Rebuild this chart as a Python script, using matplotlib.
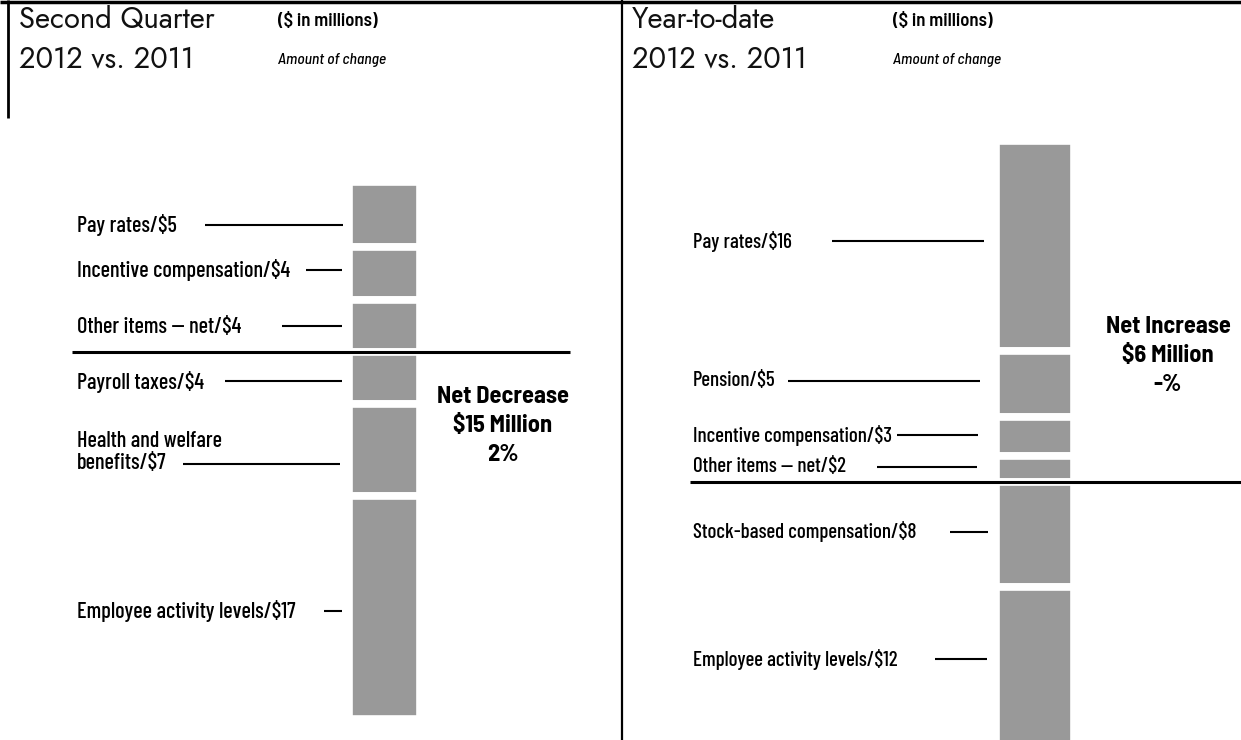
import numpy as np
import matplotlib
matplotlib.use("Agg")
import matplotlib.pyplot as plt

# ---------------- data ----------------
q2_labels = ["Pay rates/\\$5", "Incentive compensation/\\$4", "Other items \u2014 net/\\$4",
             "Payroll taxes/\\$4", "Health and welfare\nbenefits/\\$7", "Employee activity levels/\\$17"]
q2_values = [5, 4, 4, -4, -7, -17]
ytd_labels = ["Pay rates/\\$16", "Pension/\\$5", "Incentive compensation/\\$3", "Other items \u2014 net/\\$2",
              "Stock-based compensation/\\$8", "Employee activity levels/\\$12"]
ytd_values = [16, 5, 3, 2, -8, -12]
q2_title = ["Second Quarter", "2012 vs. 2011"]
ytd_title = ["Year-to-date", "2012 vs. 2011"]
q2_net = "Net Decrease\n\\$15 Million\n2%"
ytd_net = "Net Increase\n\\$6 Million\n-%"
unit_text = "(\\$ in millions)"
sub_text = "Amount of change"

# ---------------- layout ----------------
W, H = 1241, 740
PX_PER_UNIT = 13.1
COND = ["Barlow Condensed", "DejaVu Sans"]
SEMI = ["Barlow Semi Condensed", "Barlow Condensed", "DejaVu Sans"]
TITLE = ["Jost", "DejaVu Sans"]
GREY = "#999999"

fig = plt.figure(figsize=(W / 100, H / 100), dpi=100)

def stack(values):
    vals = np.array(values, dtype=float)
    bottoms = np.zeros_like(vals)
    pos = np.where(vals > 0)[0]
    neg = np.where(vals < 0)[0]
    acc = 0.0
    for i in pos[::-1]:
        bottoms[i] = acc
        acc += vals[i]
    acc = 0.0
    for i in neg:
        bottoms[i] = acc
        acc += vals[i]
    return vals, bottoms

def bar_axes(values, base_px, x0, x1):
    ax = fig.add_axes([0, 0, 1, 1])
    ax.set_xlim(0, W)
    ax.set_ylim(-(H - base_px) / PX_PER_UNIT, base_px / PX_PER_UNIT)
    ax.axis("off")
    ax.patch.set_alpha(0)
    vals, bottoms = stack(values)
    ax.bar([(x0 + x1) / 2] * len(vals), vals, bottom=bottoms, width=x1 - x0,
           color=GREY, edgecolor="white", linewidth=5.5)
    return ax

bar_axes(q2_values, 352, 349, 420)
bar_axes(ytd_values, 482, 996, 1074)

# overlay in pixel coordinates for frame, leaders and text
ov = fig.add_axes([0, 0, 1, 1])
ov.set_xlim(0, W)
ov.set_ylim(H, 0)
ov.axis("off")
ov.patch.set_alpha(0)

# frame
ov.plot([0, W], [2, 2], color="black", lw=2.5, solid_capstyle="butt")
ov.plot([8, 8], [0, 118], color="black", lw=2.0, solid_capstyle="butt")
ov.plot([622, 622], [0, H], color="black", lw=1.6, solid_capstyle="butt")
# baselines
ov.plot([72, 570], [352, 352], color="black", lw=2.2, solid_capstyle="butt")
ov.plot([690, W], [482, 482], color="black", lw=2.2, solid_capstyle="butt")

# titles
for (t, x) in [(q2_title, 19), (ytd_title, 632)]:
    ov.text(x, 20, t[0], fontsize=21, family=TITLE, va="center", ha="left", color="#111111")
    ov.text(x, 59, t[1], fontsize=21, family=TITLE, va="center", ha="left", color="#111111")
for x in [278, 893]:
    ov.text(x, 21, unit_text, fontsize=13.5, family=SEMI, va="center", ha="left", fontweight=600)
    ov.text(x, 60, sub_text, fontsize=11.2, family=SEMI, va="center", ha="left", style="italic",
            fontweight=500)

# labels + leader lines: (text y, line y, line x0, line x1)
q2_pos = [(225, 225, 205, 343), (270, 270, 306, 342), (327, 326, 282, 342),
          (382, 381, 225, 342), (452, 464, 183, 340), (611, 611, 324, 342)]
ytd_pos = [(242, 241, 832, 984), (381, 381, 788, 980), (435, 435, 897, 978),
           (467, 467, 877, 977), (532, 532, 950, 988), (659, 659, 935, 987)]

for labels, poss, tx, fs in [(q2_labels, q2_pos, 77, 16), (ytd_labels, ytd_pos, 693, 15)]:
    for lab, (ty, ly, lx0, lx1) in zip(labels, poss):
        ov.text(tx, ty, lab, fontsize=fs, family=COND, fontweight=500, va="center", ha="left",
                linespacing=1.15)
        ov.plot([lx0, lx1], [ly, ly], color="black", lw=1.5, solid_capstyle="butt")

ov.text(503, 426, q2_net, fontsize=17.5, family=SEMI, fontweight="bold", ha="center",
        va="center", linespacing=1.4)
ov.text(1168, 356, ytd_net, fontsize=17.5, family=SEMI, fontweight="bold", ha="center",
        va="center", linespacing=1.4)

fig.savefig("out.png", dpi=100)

• **Problem details**
From the opening line of the listing above through the line bearing "import matplotlib.pyplot as plt", repeat each line exactly. Drop every picture.

• **Exercise answer**
Rebuild this chart as a Python script, using matplotlib.
import numpy as np
import matplotlib
matplotlib.use("Agg")
import matplotlib.pyplot as plt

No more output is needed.